Fiduciary standard makes advisors more objective

Fiduciary standard makes advisors more objective

Fiduciary standard makes advisors more objective As CRM2 is making waves among Canadian financial advisors, an SEC-imposed fiduciary rule is shaking up retirement brokers in the US. The rule, which goes into effect in April next year, will require US financial advisors to put their clients’ best interests first – a stricter standard than that of “suitability,” which only compels advice in line with clients’ interests.

According to Financial Advisor IQ, the practical difference between these two standards was examined in a study conducted by MIT professor of entrepreneurial science Antoinette Schoar, along with Sendhil Mullainathan at Harvard University and Markus Noeth at Hamburg University, which was published in the Wall Street Journal.

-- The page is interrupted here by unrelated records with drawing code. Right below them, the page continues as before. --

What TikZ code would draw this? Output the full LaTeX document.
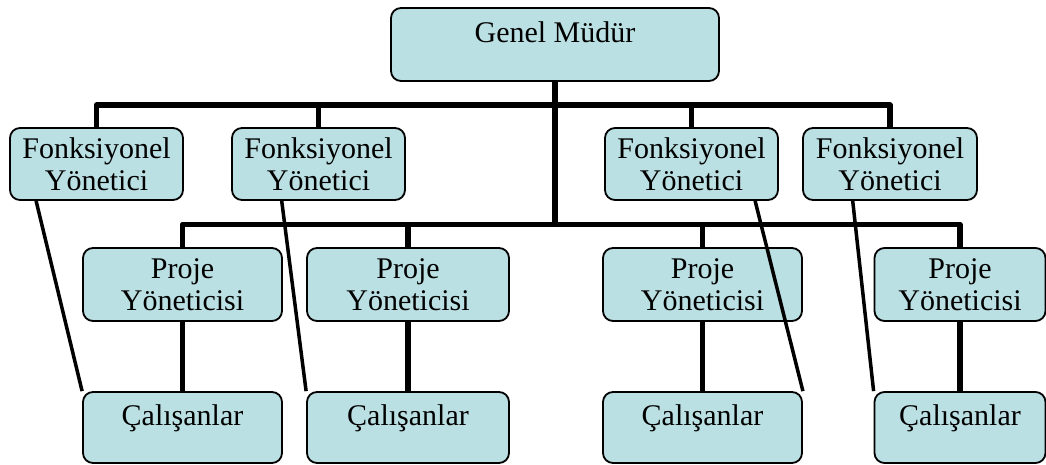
\documentclass[tikz,border=0pt]{standalone}
\usepackage{fontspec}
\setmainfont{Liberation Serif}
\definecolor{boxfill}{RGB}{186,224,227}
\begin{document}
\begin{tikzpicture}[x=1pt,y=-1pt,
  unit/.style={draw=black, line width=1.8pt, fill=boxfill, rounded corners=10pt,
    inner sep=0pt, font=\fontsize{30}{32}\selectfont, align=center},
  twoline/.style={unit, minimum height=72pt},
  oneline/.style={unit, text height=33pt, text depth=38pt},
  trunk/.style={line width=5.5pt, line join=round},
  link/.style={line width=3.5pt},
]
\useasboundingbox (0,0) rectangle (1046,464);

% top
\node[oneline, minimum width=328pt, text height=34pt, text depth=39pt] (gm) at (555,44.5) {Genel Müdür};

% functional managers
\node[twoline, minimum width=173pt] (f1) at (96.5,164) {Fonksiyonel\\Yönetici};
\node[twoline, minimum width=173pt] (f2) at (318.5,164) {Fonksiyonel\\Yönetici};
\node[twoline, minimum width=173pt] (f3) at (691.5,164) {Fonksiyonel\\Yönetici};
\node[twoline, minimum width=174pt] (f4) at (890,164) {Fonksiyonel\\Yönetici};

% project managers
\node[twoline, minimum width=199pt, minimum height=73pt] (p1) at (182.5,284.5) {Proje\\Yöneticisi};
\node[twoline, minimum width=202pt, minimum height=73pt] (p2) at (408,284.5) {Proje\\Yöneticisi};
\node[twoline, minimum width=199pt, minimum height=73pt] (p3) at (702.5,284.5) {Proje\\Yöneticisi};
\node[twoline, minimum width=171pt, minimum height=73pt] (p4) at (960,284.5) {Proje\\Yöneticisi};

% staff
\node[oneline, minimum width=199pt] (c1) at (182.5,427.5) {Çalışanlar};
\node[oneline, minimum width=202pt] (c2) at (408,427.5) {Çalışanlar};
\node[oneline, minimum width=199pt] (c3) at (702.5,427.5) {Çalışanlar};
\node[oneline, minimum width=171pt] (c4) at (960,427.5) {Çalışanlar};

% bus lines
\coordinate (bar1) at (555,105);
\coordinate (bar2) at (555,224.5);

\draw[trunk] (f1.north) |- (bar1) -| (f4.north);
\draw[trunk] (f2.north) -- (f2.north |- bar1);
\draw[trunk] (f3.north) -- (f3.north |- bar1);
\draw[trunk] (gm.south) -- (gm.south |- bar2);
\draw[trunk] (p1.north) |- (bar2) -| (p4.north);
\draw[trunk] (p2.north) -- (p2.north |- bar2);
\draw[trunk] (p3.north) -- (p3.north |- bar2);
\foreach \i in {1,2,3,4} {
  \draw[trunk] (p\i.south) -- (c\i.north);
}

% functional links to staff
\draw[link] ([xshift=27pt]f1.south west) -- (c1.north west);
\draw[link] ([xshift=50.6pt]f2.south west) -- (c2.north west);
\draw[link] ([xshift=151pt]f3.south west) -- (c3.north east);
\draw[link] ([xshift=50.6pt]f4.south west) -- (c4.north west);
\end{tikzpicture}
\end{document}
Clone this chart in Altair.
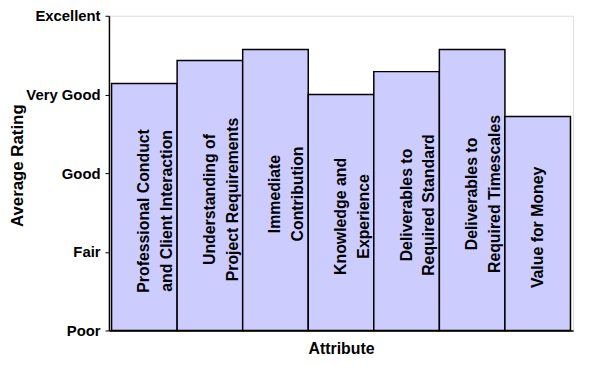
import altair as alt
import pandas as pd

attributes = [
    "Professional Conduct\nand Client Interaction",
    "Understanding of\nProject Requirements",
    "Immediate\nContribution",
    "Knowledge and\nExperience",
    "Deliverables to\nRequired Standard",
    "Deliverables to\nRequired Timescales",
    "Value for Money",
]
ratings = [4.14, 4.43, 4.57, 4.0, 4.29, 4.57, 3.72]
rating_levels = ["Poor", "Fair", "Good", "Very Good", "Excellent"]

df = pd.DataFrame({"attr": attributes, "rating": ratings})

FONT = "Liberation Sans"

x_enc = alt.X(
    "attr:N",
    sort=attributes,
    title="Attribute",
    scale=alt.Scale(paddingInner=0, paddingOuter=0.04),
    axis=alt.Axis(
        labels=False, ticks=False, domainColor="black", domainWidth=1.5,
        titleFont=FONT, titleFontSize=16, titleFontWeight="bold", titleColor="black",
        titlePadding=10,
    ),
)

label_expr = "[" + ",".join("'" + s + "'" for s in rating_levels) + "][datum.value-1]"

bars = alt.Chart(df).mark_bar(
    fill="#CCCCFF", stroke="black", strokeWidth=1.5
).encode(
    x=x_enc,
    y=alt.Y(
        "rating:Q",
        title="Average Rating",
        scale=alt.Scale(domain=[1, 5], nice=False, zero=False),
        axis=alt.Axis(
            values=[1, 2, 3, 4, 5],
            labelExpr=label_expr,
            grid=False, domainColor="black", domainWidth=1.5,
            tickColor="black", tickSize=4,
            labelFont=FONT, labelFontSize=15, labelFontWeight="bold", labelColor="black",
            labelPadding=5,
            titleFont=FONT, titleFontSize=17, titleFontWeight="bold", titleColor="black",
            titleX=-87, titleY=151, titleBaseline="alphabetic", titleAngle=270,
        ),
    ),
    y2=alt.datum(1),
)

labels = alt.Chart(df).transform_calculate(
    mid="(1 + datum.rating) / 2"
).mark_text(
    angle=270, align="center", baseline="middle", lineBreak="\n", lineHeight=23,
    font=FONT, fontSize=16, fontWeight="bold", color="black", dx=-4,
).encode(
    x=alt.X("attr:N", sort=attributes),
    y=alt.Y("mid:Q"),
    text="attr:N",
)

chart = (bars + labels).properties(
    width=469, height=318,
    autosize=alt.AutoSizeParams(type="none"),
    padding={"left": 102, "top": 6, "right": 10, "bottom": 30},
).configure_view(
    fill="#C0C0C0", stroke="#808080", strokeWidth=1
).configure(background="white")

chart.save("out.html", embed_options={"renderer": "svg", "actions": False})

In the study, Boston-based financial advisors were approached by mystery shoppers pretending to be retirement savers who were hoping to roll over their 401(k) plans. The shoppers displayed biases and misconceptions about markets which, according to Schoar, most of the advisors didn’t correct.

Advisors also tended to exaggerate misconceptions that allowed them to sell more expensive products. Furthermore, only 7.5% of the advisors in the study encouraged the “clients” to opt for low-cost index funds rather than actively managed funds that, according to financial research, are less ideal for average investors because of their higher fees.

Advisors who adopted the fiduciary standard, however, provided less biased advice than those working under the suitability standard. According to Schoar, they “were less likely to move people away from index funds and to reinforce erroneous beliefs about the market.”

A fiduciary standard would also make the market’s competitive forces benefit consumers rather than hurt them; the more poorly informed retail investors are, Schoar argued, the harder it would be for those who provided sound financial advice to compete against biased, pie-in-the-sky recommendations.

“So holding financial advisers to higher fiduciary standards is not only good consumer financial protection but is also good market economics,” she concluded.